Prompt => Retype exactly what runs from the first line of the data to the line with "import plotly.graph_objects as go", keeping both of those lines and skipping pictures.

Available data =>
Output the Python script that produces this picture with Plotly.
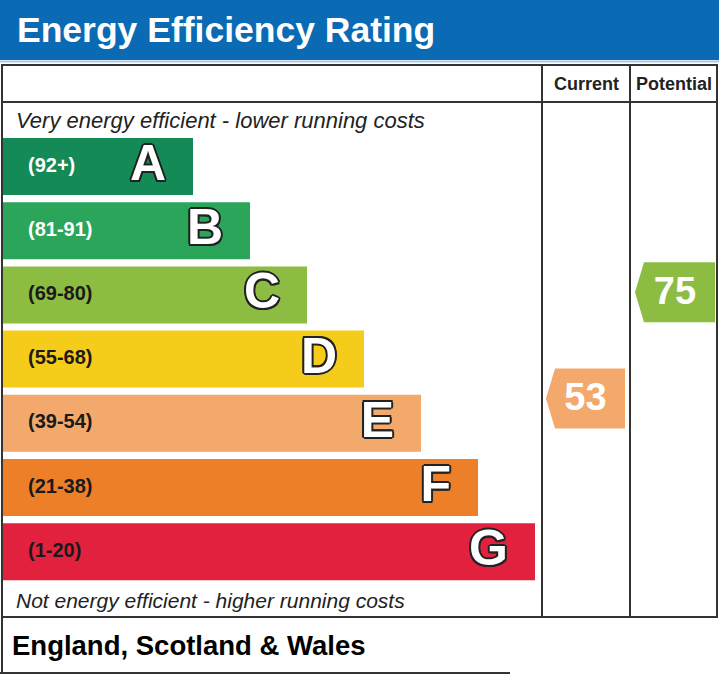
import plotly.graph_objects as go

# EPC bands
bands = ["A", "B", "C", "D", "E", "F", "G"]
band_ranges = ["(92+)", "(81-91)", "(69-80)", "(55-68)", "(39-54)", "(21-38)", "(1-20)"]
band_low = [92, 81, 69, 55, 39, 21, 1]
band_high = [100, 91, 80, 68, 54, 38, 20]
band_colors = ["#148a56", "#2ba55a", "#8dbc43", "#f5cc1a", "#f2a96b", "#ec7f28", "#e1213e"]
range_text_colors = ["white", "white", "#1a1a1a", "#1a1a1a", "#1a1a1a", "#1a1a1a", "#1a1a1a"]

current_rating = 53
potential_rating = 75

# layout in page pixels
W, H = 719, 675
bar_top0, bar_step, bar_h = 138, 64.2, 57
bar_x0, bar_len0, bar_len_step = 2, 191, 57
col_cur = (542, 630)
col_pot = (630, 717)
font = "Arial, Liberation Sans, sans-serif"

tops = [bar_top0 + bar_step * i for i in range(len(bands))]
centers = [t + bar_h / 2 for t in tops]
lengths = [bar_len0 + bar_len_step * i for i in range(len(bands))]
ends = [bar_x0 + l for l in lengths]


def value_y(v):
    for i, (lo, hi) in enumerate(zip(band_low, band_high)):
        if lo <= v <= hi:
            frac = (v - lo) / (hi - lo)
            return tops[i] + bar_h - frac * bar_h, i
    return centers[-1], len(bands) - 1


def arrow(v, x0, x1):
    yc, i = value_y(v)
    hh, tip = 30, 9
    xs = [x0, x0 + tip, x1, x1, x0 + tip, x0]
    ys = [yc, yc - hh, yc - hh, yc + hh, yc + hh, yc]
    return xs, ys, yc, band_colors[i]


fig = go.Figure()

fig.add_trace(
    go.Bar(
        orientation="h",
        y=centers,
        x=lengths,
        base=bar_x0,
        width=bar_h,
        marker=dict(color=band_colors, line=dict(width=0)),
        hoverinfo="skip",
    )
)

for i in range(len(bands)):
    fig.add_trace(
        go.Scatter(
            x=[28],
            y=[centers[i]],
            mode="text",
            text=[band_ranges[i]],
            textposition="middle right",
            textfont=dict(family=font, size=20, color=range_text_colors[i], weight="bold"),
            hoverinfo="skip",
        )
    )

outline = "2px 0 0 #222, -2px 0 0 #222, 0 2px 0 #222, 0 -2px 0 #222, 1.5px 1.5px 0 #222, -1.5px -1.5px 0 #222, 1.5px -1.5px 0 #222, -1.5px 1.5px 0 #222"
fig.add_trace(
    go.Scatter(
        x=[e - 27 for e in ends],
        y=[c + 1 for c in centers],
        mode="text",
        text=bands,
        textposition="middle left",
        textfont=dict(family=font, size=50, color="white", weight="bold", shadow=outline),
        hoverinfo="skip",
    )
)

for v, (cx0, cx1) in [(current_rating, (546, 625)), (potential_rating, (635, 715))]:
    xs, ys, yc, col = arrow(v, cx0, cx1)
    fig.add_trace(
        go.Scatter(
            x=xs, y=ys, mode="lines", fill="toself", fillcolor=col,
            line=dict(width=0, color=col), hoverinfo="skip",
        )
    )
    fig.add_trace(
        go.Scatter(
            x=[(cx0 + cx1) / 2], y=[yc + 2], mode="text", text=[str(v)],
            textposition="middle center",
            textfont=dict(family=font, size=38, color="white", weight="bold"),
            hoverinfo="skip",
        )
    )

line_col = "#333333"
shapes = [
    dict(type="rect", x0=0, x1=W, y0=0, y1=60, fillcolor="#0b6ab4", line=dict(width=0), layer="below"),
    dict(type="line", x0=0, x1=W, y0=61.5, y1=61.5, line=dict(color="#a9c8e6", width=2)),
    dict(type="rect", x0=2, x1=717, y0=65, y1=617, line=dict(color=line_col, width=2), layer="above"),
    dict(type="line", x0=2, x1=717, y0=102, y1=102, line=dict(color=line_col, width=2)),
    dict(type="line", x0=col_cur[0], x1=col_cur[0], y0=65, y1=617, line=dict(color=line_col, width=2)),
    dict(type="line", x0=col_pot[0], x1=col_pot[0], y0=65, y1=617, line=dict(color=line_col, width=2)),
    dict(type="line", x0=2, x1=2, y0=617, y1=673, line=dict(color=line_col, width=2)),
    dict(type="line", x0=0, x1=510, y0=673, y1=673, line=dict(color=line_col, width=2)),
]

annotations = [
    dict(x=15, y=30, text="Energy Efficiency Rating", xanchor="left", yanchor="middle",
         font=dict(family=font, size=35.5, color="white", weight="bold")),
    dict(x=sum(col_cur) / 2, y=84, text="Current", xanchor="center", yanchor="middle",
         font=dict(family=font, size=18, color="#222", weight="bold")),
    dict(x=sum(col_pot) / 2, y=84, text="Potential", xanchor="center", yanchor="middle",
         font=dict(family=font, size=18, color="#222", weight="bold")),
    dict(x=14, y=120, text="Very energy efficient - lower running costs", xanchor="left", yanchor="middle",
         font=dict(family=font, size=22, color="#222", style="italic")),
    dict(x=14, y=600, text="Not energy efficient - higher running costs", xanchor="left", yanchor="middle",
         font=dict(family=font, size=21, color="#222", style="italic")),
    dict(x=10, y=645, text="England, Scotland & Wales", xanchor="left", yanchor="middle",
         font=dict(family=font, size=27.5, color="black", weight="bold")),
]
for a in annotations:
    a.update(xref="x", yref="y", showarrow=False)

fig.update_layout(
    width=W,
    height=H,
    margin=dict(l=0, r=0, t=0, b=0),
    paper_bgcolor="white",
    plot_bgcolor="white",
    showlegend=False,
    xaxis=dict(range=[0, W], visible=False, fixedrange=True),
    yaxis=dict(range=[H, 0], visible=False, fixedrange=True),
    shapes=shapes,
    annotations=annotations,
)

fig.write_html(
    "out.html",
    config={"displayModeBar": False},
    post_script="document.body.style.margin='0';",
)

Problem solution =>
Output the Python script that produces this picture with Plotly.
import plotly.graph_objects as go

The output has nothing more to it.